Dataset excerpt:
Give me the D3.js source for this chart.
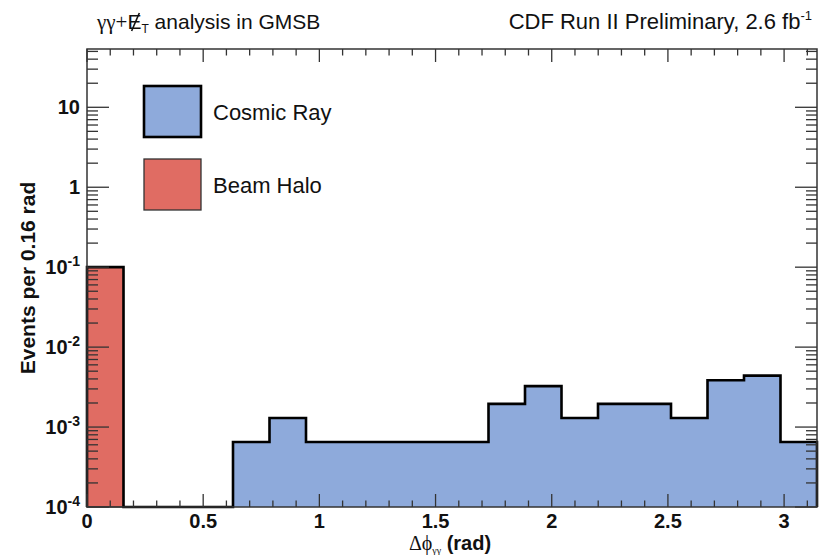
<!DOCTYPE html>
<html>
<head>
<meta charset="utf-8">
<script src="https://cdn.jsdelivr.net/npm/d3@7"></script>
<style>
  body { margin: 0; background: #fff; }
  text { font-family: "Liberation Sans", Arial, sans-serif; fill: #111; }
</style>
</head>
<body>
<div id="chart"></div>
<script>
// histogram content, 20 bins over [0, pi]
const nBins = 20;
const xMax = Math.PI;
const cosmicRay = [0, 0, 0, 0, 6.5e-4, 1.3e-3, 6.5e-4, 6.5e-4, 6.5e-4, 6.5e-4,
	6.5e-4, 1.95e-3, 3.25e-3, 1.3e-3, 1.95e-3, 1.95e-3, 1.3e-3, 3.85e-3, 4.4e-3, 6.5e-4];
const beamHalo = [0.1, 0, 0, 0, 0, 0, 0, 0, 0, 0, 0, 0, 0, 0, 0, 0, 0, 0, 0, 0];
const xTickLabels = [0, 0.5, 1, 1.5, 2, 2.5, 3];
const yDecades = [-4, -3, -2, -1, 0, 1];
const legendItems = ["Cosmic Ray", "Beam Halo"];

const width = 822, height = 555;
const margin = { left: 87, right: 5, top: 49, bottom: 48 };
const blue = "#8eaadb", red = "#e06c63";

const svg = d3.select("#chart").append("svg")
	.attr("width", width)
	.attr("height", height);

const x = d3.scaleLinear().domain([0, xMax]).range([margin.left, width - margin.right]);
const y = d3.scaleLog().domain([1e-4, 53.6]).range([height - margin.bottom, margin.top]).clamp(true);

const binW = xMax / nBins;
const stacked = cosmicRay.map((c, i) => c + beamHalo[i]);

function stepPath(vals) {
	let p = `M${x(0)},${y.range()[0]}`;
	vals.forEach((v, i) => {
		const yy = v > 0 ? y(v) : y.range()[0];
		p += `L${x(i * binW)},${yy}L${x((i + 1) * binW)},${yy}`;
	});
	p += `L${x(xMax)},${y.range()[0]}`;
	return p;
}

// stacked total (cosmic on top of halo)
svg.append("path")
	.attr("d", stepPath(stacked) + "Z")
	.attr("fill", blue)
	.attr("stroke", "none");

// beam halo
beamHalo.forEach((v, i) => {
	if (v <= 0) return;
	svg.append("rect")
		.attr("x", x(i * binW))
		.attr("y", y(v))
		.attr("width", x((i + 1) * binW) - x(i * binW))
		.attr("height", y.range()[0] - y(v))
		.attr("fill", red)
		.attr("stroke", "#333")
		.attr("stroke-width", 1.2);
});

svg.append("path")
	.attr("d", stepPath(stacked))
	.attr("fill", "none")
	.attr("stroke", "#000")
	.attr("stroke-width", 2.6);

// frame and ticks
const x0 = x.range()[0], x1 = x.range()[1];
const yb = y.range()[0], yt = y.range()[1];
const axisColor = "#333";
const g = svg.append("g").attr("stroke", axisColor).attr("stroke-width", 1.3);

d3.range(0, 32).map((i) => i / 10).filter((v) => v <= xMax).forEach((v) => {
	const major = Math.abs(v * 2 - Math.round(v * 2)) < 1e-6;
	const len = major ? 13 : 6.5;
	g.append("line").attr("x1", x(v)).attr("x2", x(v)).attr("y1", yb).attr("y2", yb - len);
	g.append("line").attr("x1", x(v)).attr("x2", x(v)).attr("y1", yt).attr("y2", yt + len);
});

yDecades.forEach((d) => {
	for (let m = 1; m <= 9; m++) {
		const v = m * Math.pow(10, d);
		if (v > y.domain()[1]) break;
		const len = m === 1 ? 22 : 11;
		g.append("line").attr("x1", x0).attr("x2", x0 + len).attr("y1", y(v)).attr("y2", y(v));
		g.append("line").attr("x1", x1).attr("x2", x1 - len).attr("y1", y(v)).attr("y2", y(v));
	}
});

svg.append("rect")
	.attr("x", x0).attr("y", yt)
	.attr("width", x1 - x0).attr("height", yb - yt)
	.attr("fill", "none")
	.attr("stroke", axisColor)
	.attr("stroke-width", 1.5);

// x tick labels
svg.selectAll(".xl").data(xTickLabels).enter().append("text")
	.attr("x", (d) => x(d))
	.attr("y", 528)
	.attr("text-anchor", "middle")
	.style("font-size", "20px")
	.style("font-weight", "bold")
	.text((d) => d);

// y tick labels
yDecades.forEach((d) => {
	const t = svg.append("text")
		.attr("x", 80)
		.attr("y", y(Math.pow(10, d)) + 7)
		.attr("text-anchor", "end")
		.style("font-size", "20px")
		.style("font-weight", "bold");
	if (d === 0) t.text("1");
	else if (d === 1) t.text("10");
	else {
		t.append("tspan").text("10");
		t.append("tspan").attr("dy", -8).style("font-size", "14px").text(d);
	}
});

// axis titles
svg.append("text")
	.attr("transform", `translate(35,${(yt + yb) / 2}) rotate(-90)`)
	.attr("text-anchor", "middle")
	.style("font-size", "21px")
	.style("font-weight", "bold")
	.text("Events per 0.16 rad");

const xt = svg.append("text")
	.attr("x", 450)
	.attr("y", 550)
	.attr("text-anchor", "middle")
	.style("font-size", "20px");
xt.append("tspan").style("font-family", "Liberation Serif, serif").text("Δϕ");
xt.append("tspan").attr("dy", 4).style("font-size", "10px").style("font-family", "Liberation Serif, serif").text("γγ");
xt.append("tspan").attr("dy", -4).style("font-weight", "bold").text(" (rad)");

// titles
const tl = svg.append("text").attr("x", 97).attr("y", 29).style("font-size", "21px");
tl.append("tspan").style("font-family", "Liberation Serif, serif").text("γγ+");
const eSpan = tl.append("tspan").text("E");
tl.append("tspan").attr("dy", 4).style("font-size", "12px").text("T");
tl.append("tspan").attr("dy", -4).text(" analysis in GMSB");

// slash through the E (missing transverse energy)
const eBox = eSpan.node().getExtentOfChar(0);
svg.append("line")
	.attr("x1", eBox.x + eBox.width * 0.85).attr("y1", 13)
	.attr("x2", eBox.x + eBox.width * 0.3).attr("y2", 31)
	.attr("stroke", "#111")
	.attr("stroke-width", 1.6);

const tr = svg.append("text").attr("x", 812).attr("y", 29).attr("text-anchor", "end").style("font-size", "22px");
tr.append("tspan").text("CDF Run II Preliminary, 2.6 fb");
tr.append("tspan").attr("dy", -9).style("font-size", "13px").text("-1");

// legend
const legendFill = [blue, red];
const legendStroke = [["#000", 2.6], ["#333", 1.3]];
legendItems.forEach((name, i) => {
	const top = 86 + i * 73;
	svg.append("rect")
		.attr("x", 144).attr("y", top)
		.attr("width", 57).attr("height", 51)
		.attr("fill", legendFill[i])
		.attr("stroke", legendStroke[i][0])
		.attr("stroke-width", legendStroke[i][1]);
	svg.append("text")
		.attr("x", 213).attr("y", top + 34)
		.style("font-size", "22px")
		.text(name);
});
</script>
</body>
</html>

Directions:
Count every line above that holds the word "chart", and state the number and nothing more.

Answer to the problem:
3